Viel Zeit habe ich damit verbracht, mir auszumalen, wie mein Leben hier wohl aussehen würde. In meiner Vorstellung gab es eigentlich immer nur glamouröse Partys, eine glamouröse Wohnung und glamouröse Leute zu sehen. Guuuut. Nun bin ich hier angekommen und kann voller Enttäuschung sagen: nichts da. Keine glamourösen Partys, keine glamouröse Nachbarschaft und vor allem, keine glamourösen Leute.

Ich war zwar schon so oft hier, aber immer nur als Touristin.

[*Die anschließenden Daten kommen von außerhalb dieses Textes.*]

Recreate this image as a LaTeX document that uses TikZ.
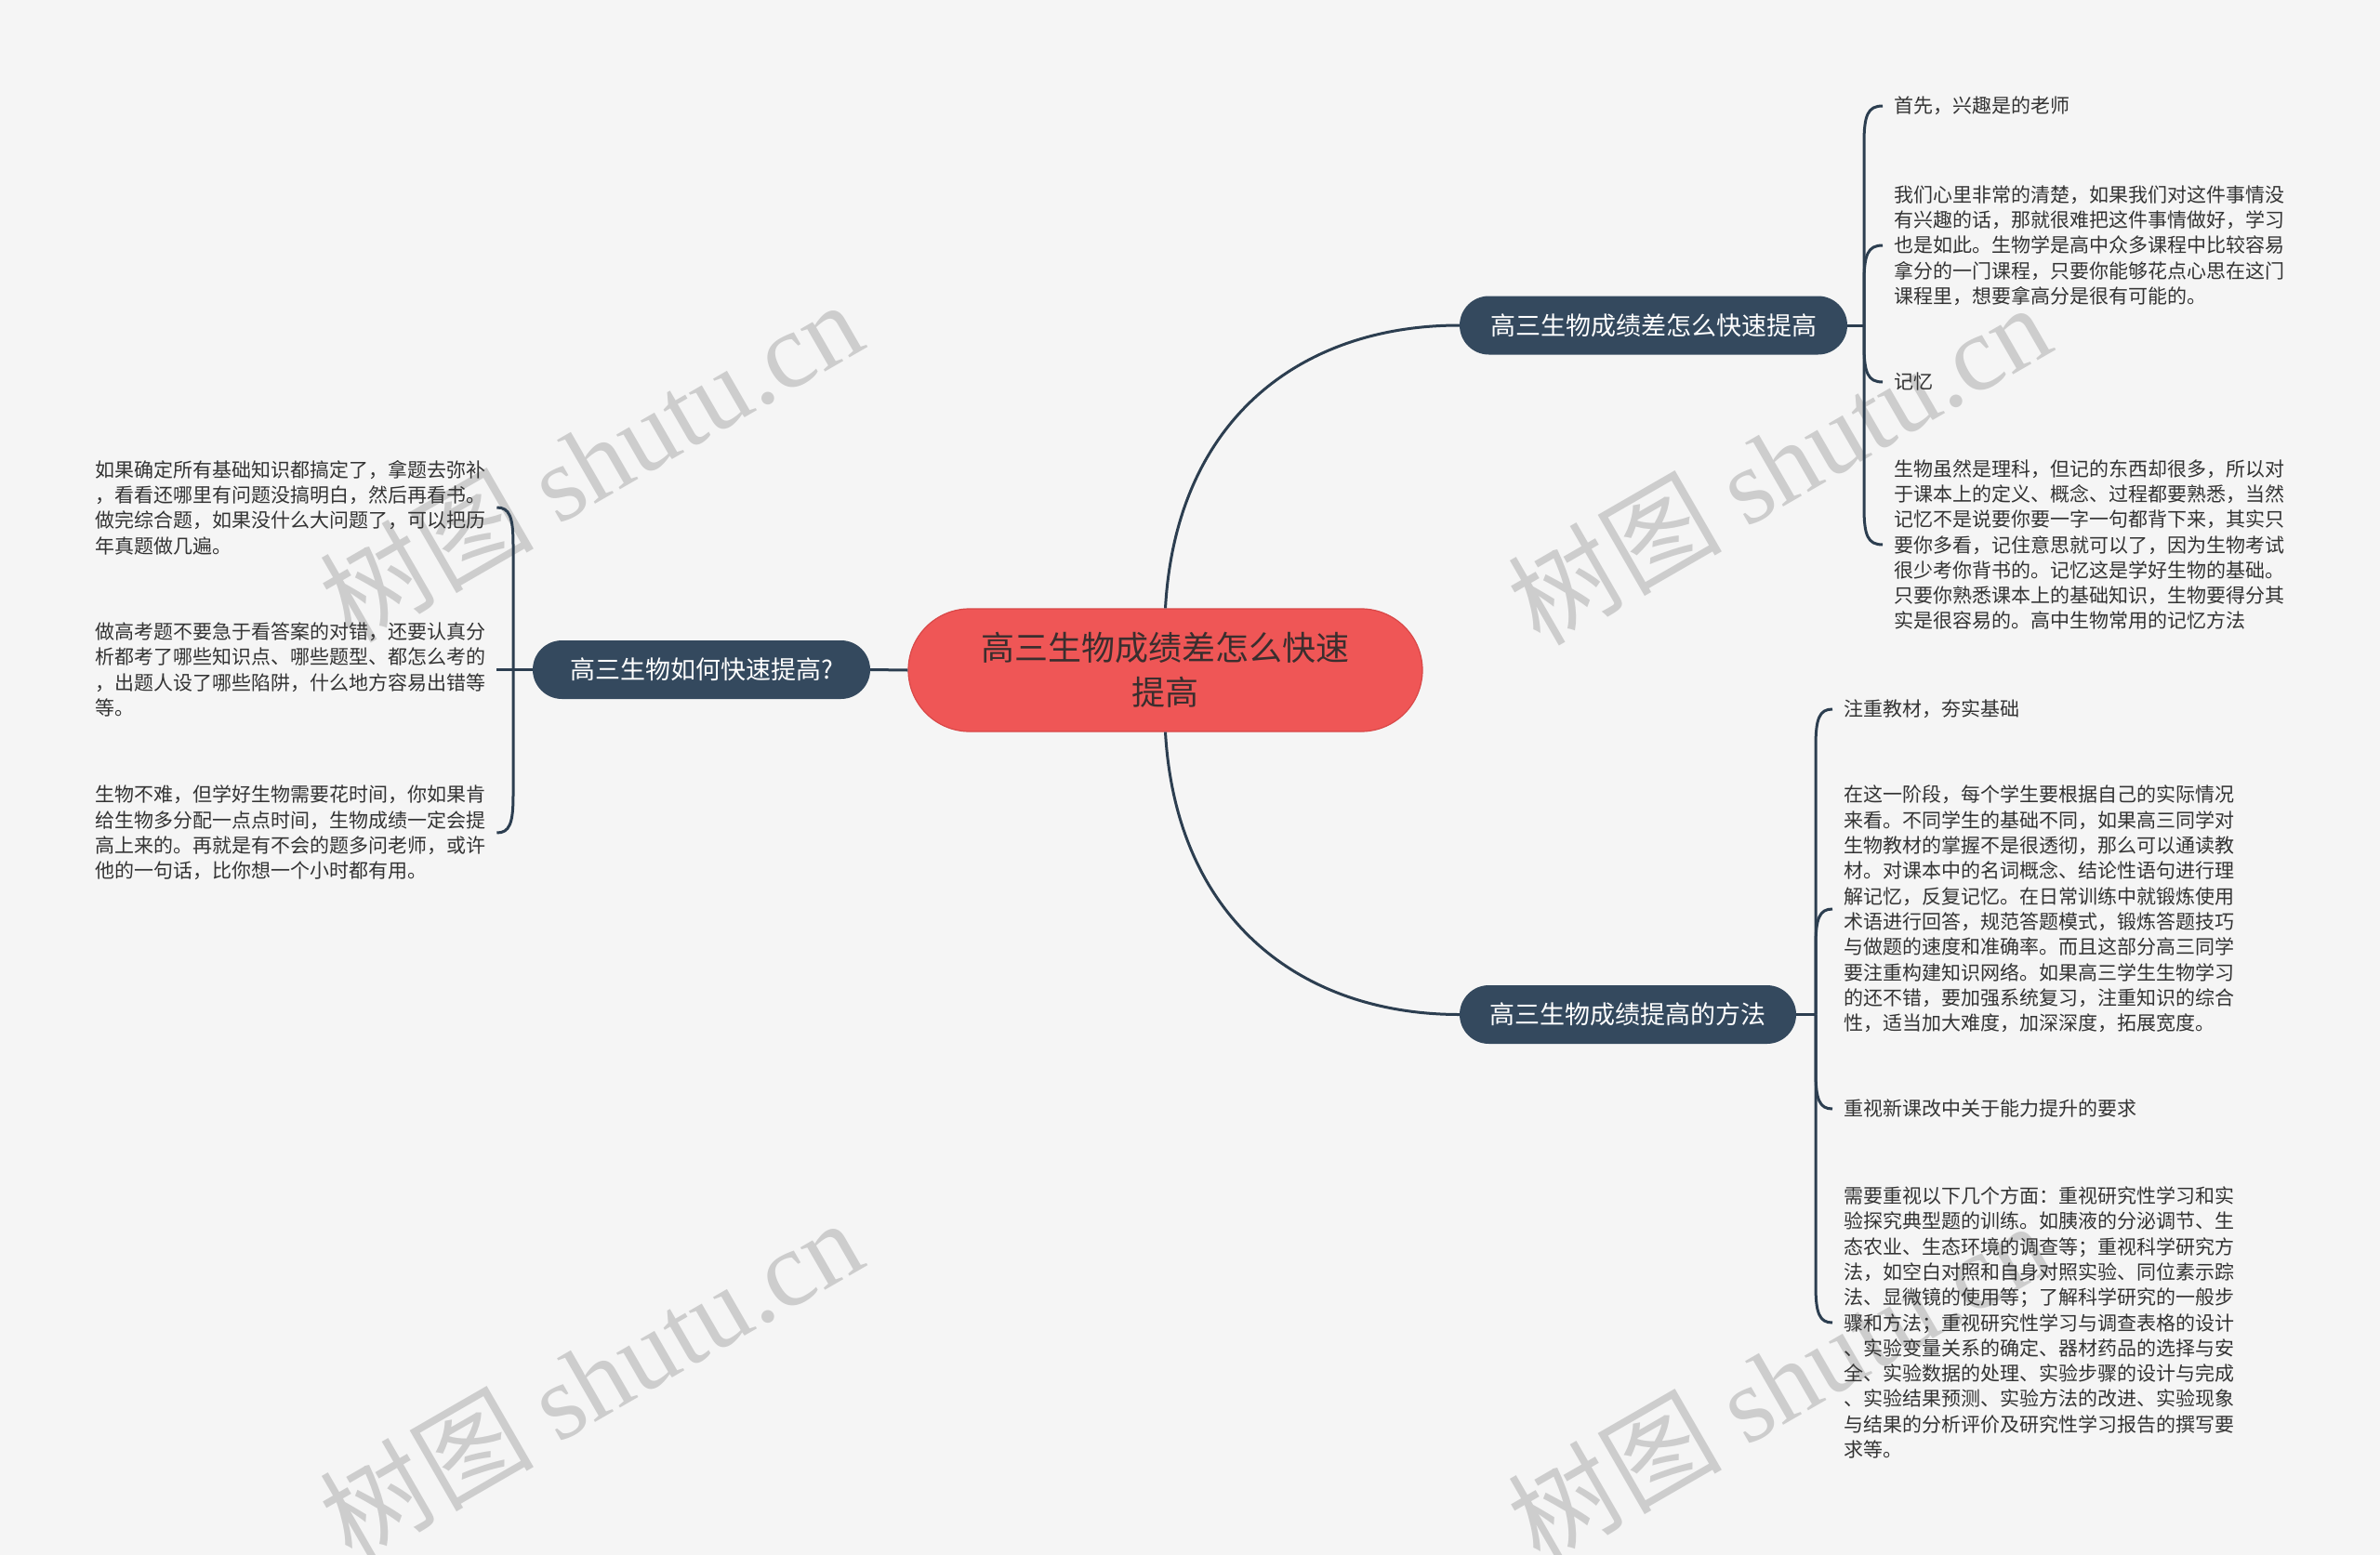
\documentclass[tikz,border=0pt]{standalone}
\usepackage{fontspec}
\setmainfont{Noto Sans CJK SC}
\newfontfamily\wmlatin{Liberation Serif}
\usetikzlibrary{calc}
\definecolor{bg}{HTML}{F5F5F5}
\definecolor{linec}{HTML}{2C3E50}
\definecolor{navy}{HTML}{34495E}
\definecolor{rootfill}{HTML}{EF5656}
\definecolor{rootedge}{HTML}{D94848}
\definecolor{roottext}{HTML}{3A2E2E}
\definecolor{txt}{HTML}{333333}
\definecolor{wm}{HTML}{CDCDCD}
\newcommand{\mmlink}[4]{%
  \draw[conn] (#1) -- ($(#1 |- #2)+({0},{40*(#3)})$) .. controls ($(#1 |- #2)+({0},{10*(#3)})$) and ($(#1 |- #2)+({4*(#4)},{0})$) .. ($(#2)+({-12*(#4)},{0})$);}
\begin{document}
\begin{tikzpicture}[x=1pt,y=-1pt,
  conn/.style={draw=linec,line width=3pt},
  rootbox/.style={fill=rootfill,draw=rootedge,line width=1.2pt,rounded corners=66pt,minimum width=553pt,minimum height=132pt,inner sep=0pt,align=center,text=roottext,font=\fontsize{36}{48}\selectfont},
  mainbox/.style={fill=navy,draw=none,rounded corners=31.5pt,minimum height=63pt,inner sep=0pt,text=white,font=\fontsize{27}{32}\selectfont},
  leaf/.style={inner sep=0pt,align=left,text=txt,anchor=west,font=\fontsize{21}{27.3}\selectfont},
  wmark/.style={text=wm,rotate=30,inner sep=0pt,font=\fontsize{115}{115}\selectfont}
]
\fill[bg] (0,0) rectangle (2560,1673);
\useasboundingbox (0,0) rectangle (2560,1673);

% watermarks
\node[wmark] (wm1) at (635,495) {树图 {\wmlatin shutu.cn}};
\node[wmark] (wm2) at (1913,498) {树图 {\wmlatin shutu.cn}};
\node[wmark] (wm3) at (635,1483) {树图 {\wmlatin shutu.cn}};
\node[wmark] (wm4) at (1913,1486) {树图 {\wmlatin shutu.cn}};

% central and main nodes
\node[rootbox] (root) at (1253.5,721) {高三生物成绩差怎么快速\\提高};
\node[mainbox,minimum width=417pt] (b1) at (1778.5,350) {高三生物成绩差怎么快速提高};
\node[mainbox,minimum width=363pt] (b2) at (754.5,720.5) {高三生物如何快速提高?};
\node[mainbox,minimum width=362pt] (b3) at (1751,1091.5) {高三生物成绩提高的方法};

% leaves top right
\node[leaf] (t1) at (2037,114) {首先，兴趣是的老师};
\node[leaf] (t2) at (2037,264) {我们心里非常的清楚，如果我们对这件事情没\\有兴趣的话，那就很难把这件事情做好，学习\\也是如此。生物学是高中众多课程中比较容易\\拿分的一门课程，只要你能够花点心思在这门\\课程里，想要拿高分是很有可能的。};
\node[leaf] (t3) at (2037,411) {记忆};
\node[leaf] (t4) at (2037,586) {生物虽然是理科，但记的东西却很多，所以对\\于课本上的定义、概念、过程都要熟悉，当然\\记忆不是说要你要一字一句都背下来，其实只\\要你多看，记住意思就可以了，因为生物考试\\很少考你背书的。记忆这是学好生物的基础。\\只要你熟悉课本上的基础知识，生物要得分其\\实是很容易的。高中生物常用的记忆方法};

% leaves bottom right
\node[leaf] (r1) at (1983,763) {注重教材，夯实基础};
\node[leaf] (r2) at (1983,978) {在这一阶段，每个学生要根据自己的实际情况\\来看。不同学生的基础不同，如果高三同学对\\生物教材的掌握不是很透彻，那么可以通读教\\材。对课本中的名词概念、结论性语句进行理\\解记忆，反复记忆。在日常训练中就锻炼使用\\术语进行回答，规范答题模式，锻炼答题技巧\\与做题的速度和准确率。而且这部分高三同学\\要注重构建知识网络。如果高三学生生物学习\\的还不错，要加强系统复习，注重知识的综合\\性，适当加大难度，加深深度，拓展宽度。};
\node[leaf] (r3) at (1983,1193) {重视新课改中关于能力提升的要求};
\node[leaf] (r4) at (1983,1423) {需要重视以下几个方面：重视研究性学习和实\\验探究典型题的训练。如胰液的分泌调节、生\\态农业、生态环境的调查等；重视科学研究方\\法，如空白对照和自身对照实验、同位素示踪\\法、显微镜的使用等；了解科学研究的一般步\\骤和方法；重视研究性学习与调查表格的设计\\、实验变量关系的确定、器材药品的选择与安\\全、实验数据的处理、实验步骤的设计与完成\\、实验结果预测、实验方法的改进、实验现象\\与结果的分析评价及研究性学习报告的撰写要\\求等。};

% leaves left
\node[leaf] (l1) at (102,546) {如果确定所有基础知识都搞定了，拿题去弥补\\，看看还哪里有问题没搞明白，然后再看书。\\做完综合题，如果没什么大问题了，可以把历\\年真题做几遍。};
\node[leaf] (l2) at (102,720.5) {做高考题不要急于看答案的对错，还要认真分\\析都考了哪些知识点、哪些题型、都怎么考的\\，出题人设了哪些陷阱，什么地方容易出错等\\等。};
\node[leaf] (l3) at (102,896) {生物不难，但学好生物需要花时间，你如果肯\\给生物多分配一点点时间，生物成绩一定会提\\高上来的。再就是有不会的题多问老师，或许\\他的一句话，比你想一个小时都有用。};

% junctions
\coordinate (jt) at (2005,350);
\coordinate (jr) at (1953,1091.5);
\coordinate (jl) at (552,720.5);

% main connectors
\draw[conn] (root.north) .. controls (1265,450) and (1400,350) .. (b1.west);
\draw[conn] (root.south) .. controls (1265,990) and (1400,1091.5) .. (b3.west);
\draw[conn] (root.west) -- (b2.east);
\draw[conn] (b1.east) -- (jt);
\draw[conn] (b3.east) -- (jr);
\draw[conn] (b2.west) -- (jl);

% leaf connectors
\mmlink{jt}{t1.west}{1}{1}
\mmlink{jt}{t2.west}{1}{1}
\mmlink{jt}{t3.west}{-1}{1}
\mmlink{jt}{t4.west}{-1}{1}
\mmlink{jr}{r1.west}{1}{1}
\mmlink{jr}{r2.west}{1}{1}
\mmlink{jr}{r3.west}{-1}{1}
\mmlink{jr}{r4.west}{-1}{1}
\mmlink{jl}{l1.east}{1}{-1}
\draw[conn] (jl) -- ($(l2.east)+(12,0)$);
\mmlink{jl}{l3.east}{-1}{-1}
\end{tikzpicture}
\end{document}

Ich fand es jedes Mal toll. Es war überwältigend schön am Prenzlauer Berg zu wohnen, die schnieken Leute zu beobachten, voller Erwartung auch endlich einer von ihnen zu sein. Gekonnt ignoriert habe ich alles, was nicht ins Bild passte, vor allem die Hundescheiße auf der Straße. Jetzt bin ich hier, im schönen Neukölln und trotz der ersten Enttäuschung bin ich nun der Meinung, dass es trotzdem, wenn auch nicht schnieke, so doch toll ist. Nur eben anders als erwartet.

„Berlin ist es egal, ob du rauchst.“

Zum Beispiel frage ich mich manchmal, ob hier gewisse Gesetze, so wie zum Beispiel das Rauchverbot nicht angekommen sind. Am ersten Abend in einer Bar mit einem Desperados-Bier für ungeschlagene 2,80 Euro (zum Vergleich, München: 5,00 Euro +) zu sitzen und alle um mich rauchen gesehen zu haben, war erst mal ein Schock für mich, ich komme doch aus der rauchfreisten Zone überhaupt, Bayern. Auf die Frage hin, warum man hier rauchen dürfe, bekam ich ganz beiläufig und selbstverständlich die Antwort: „weil wir hier in Berlin sind.“. Und Berlin ist es egal, ob du rauchst.

In Berlin wohnt man nicht in einer heilen, sauberen, rosa Blubberwelt. Hier wird man im Alltag nicht verschont und wenn ich ehrlich bin, war das für mich, brave Münchnerin, erst mal zu viel. Aber die Hauptstadt nicht ausgeknockt, sondern für sich gewonnen. Schon nach zwei Wochen. Auslöser dafür gab es viele.

Besonders mitreißend waren die nächtlichen  „Stadtrundfahrten“: mit „google-maps“ finde ich immer relativ leicht meine Ziele und das natürlich als Möchtegern-Berlinerin mit dem „Radl“. Wenn ich allerdings wieder nach Hause finden will, ist das Ganze nicht mehr so leicht. Ich frage mich dann jede Nacht: „war ich hier schon mal? Und wenn ja: wie habe ich von hier nach Hause gefunden?“

„sight-seeing by night“

Irgendwie schaffe ich es trotz großer Verzögerungen immer nach Hause und bis jetzt waren diese Umwege einige der besten Momente hier. Mit dem „Radl“ mitten in der Nacht durch Berlin zu fahren, während die ersten Vögel schon anfangen zu singen und Straßenmusikanten mir durch ihre Musik die nötige Motivation geben nach Hause zu finden, ist unbeschreiblich.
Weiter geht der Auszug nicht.